For many real estate owners, this amounts to a tax disaster. They will not be able to shelter their regular income by using the losses -- either "paper" losses such as depreciation or true economic losses -- that they've traditionally enjoyed from real estate investments. The only owners who get an apparent reprieve (provided they're careful) are vacation and small rental-home investors.
The Senate Finance Committee reported last week that, under "specified circumstances," owners of rental real estate will be able to write off up to $25,000 in losses per year against their regular incomes. The specified circumstances are: The owner must have at least a 10 percent interest in the property or unit, typically the case in small rental-home and condominium investments. The owner must "actively participate" in the property, such as through "the making of management decisions or arranging for others to provide services (such as repairs) in a significant and bona fide sense." The types of "management decisions" that the Senate includes in its standard of participation are "approving new tenants, deciding on rental terms, approving capital or repair expenditures and other similar decisions."
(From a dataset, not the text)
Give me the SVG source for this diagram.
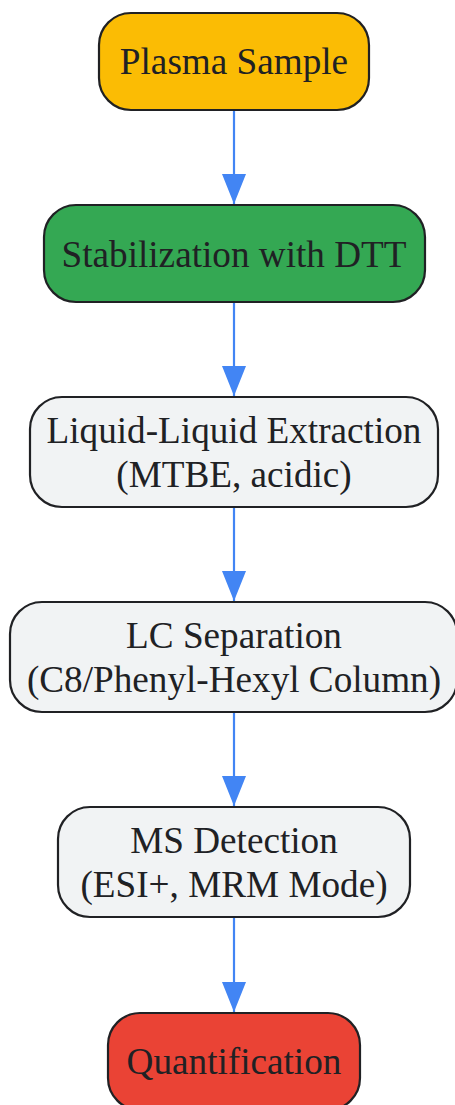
<svg xmlns="http://www.w3.org/2000/svg" width="455" height="1105" viewBox="0 0 455 1105">
<style>
.box{stroke:#202124;stroke-width:2.2}
.t{font-family:"Liberation Serif","Times New Roman",serif;font-size:37.2px;fill:#202124;text-anchor:middle}
.edge{stroke:#4285F4;stroke-width:2.2;fill:none}
</style>
<defs>
<marker id="ah" markerUnits="userSpaceOnUse" markerWidth="32" markerHeight="26" refX="30" refY="12" orient="auto">
<path d="M0,0 L30,12 L0,24 Z" fill="#4285F4"/>
</marker>
</defs>
<rect width="455" height="1105" fill="#ffffff"/>
<g id="connectors">
<line class="edge" x1="234" y1="110" x2="234" y2="204" marker-end="url(#ah)"/>
<line class="edge" x1="234" y1="302" x2="234" y2="396" marker-end="url(#ah)"/>
<line class="edge" x1="234" y1="507" x2="234" y2="601" marker-end="url(#ah)"/>
<line class="edge" x1="234" y1="712" x2="234" y2="806" marker-end="url(#ah)"/>
<line class="edge" x1="234" y1="917" x2="234" y2="1012" marker-end="url(#ah)"/>
</g>
<g id="plasma">
<rect class="box" x="99" y="13" width="270" height="97" rx="32" fill="#FBBC04"/>
<text class="t" x="234" y="74">Plasma Sample</text>
</g>
<g id="stabilization">
<rect class="box" x="44" y="205" width="381" height="97" rx="32" fill="#34A853"/>
<text class="t" x="234" y="267">Stabilization with DTT</text>
</g>
<g id="lle">
<rect class="box" x="30" y="397" width="408" height="110" rx="32" fill="#F1F3F4"/>
<text class="t" x="234" y="443">Liquid-Liquid Extraction</text>
<text class="t" x="234" y="487">(MTBE, acidic)</text>
</g>
<g id="lc">
<rect class="box" x="10" y="602" width="447" height="110" rx="32" fill="#F1F3F4"/>
<text class="t" x="234" y="648">LC Separation</text>
<text class="t" x="234" y="692">(C8/Phenyl-Hexyl Column)</text>
</g>
<g id="ms">
<rect class="box" x="58" y="807" width="352" height="110" rx="32" fill="#F1F3F4"/>
<text class="t" x="234" y="853">MS Detection</text>
<text class="t" x="234" y="897">(ESI+, MRM Mode)</text>
</g>
<g id="quant">
<rect class="box" x="108" y="1013" width="252" height="97" rx="32" fill="#EA4335"/>
<text class="t" x="234" y="1074">Quantification</text>
</g>
</svg>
This definition is far more generous than earlier committee-staff drafts that circulated on Capitol Hill. It effectively allows the nation's thousands of rental- and vacation-home owners to continue using management firms and other professional help in connection with their properties. Earlier drafts, reported in this column, would have prohibited write-offs for taxpayers who didn't directly manage their real estate themselves. That would have cost large numbers of second-home owners and small-scale rental property investors thousands of dollars a year in lost deductions.
The Senate committee's report cites the following example of its relaxed rental-home relief policy: "A taxpayer who owns and rents out an apartment that formerly was his primary residence, or that he used as a part-time vacation home, may be treated as actively participating even if he hires a rental agent and others provide services such as repairs. So long as the taxpayer participates in the manner described above, a lack of participation in operations does not lead to denial of relief."
The Senate's $25,000 rental real estate loophole does not come without limitations. For starters, you don't fully qualify for it if your adjusted gross income exceeds $100,000 a year. The $25,000 maximum phases out on a "pro-rata" schedule for taxpayers with income between $100,000 and $150,000. At the latter figure, the loophole disappears.
"This wasn't designed to help rich people," explained a committee staff member, "just families with moderate property holdings."
A second limitation -- by far the trickier -- relates to the definition of "active participation." Certain vacation rental condominiums, for instance, involve only minimal participation by their owners. They employ on-site pool managers, computerized accounting services and hotel-like guest-service packages to relieve unit owners of headaches associated with their investments. In their present form, such arrangements would not likely meet the Senate's $25,000 write-off test.
A final bonus was tucked away for second-home owners in the technical language released last week by the Senate committee: The tax-reform report makes clear that, irrespective of "passive loss" considerations, a second home rented out for part of the year still qualifies for unlimited deduction of mortgage interest and property taxes.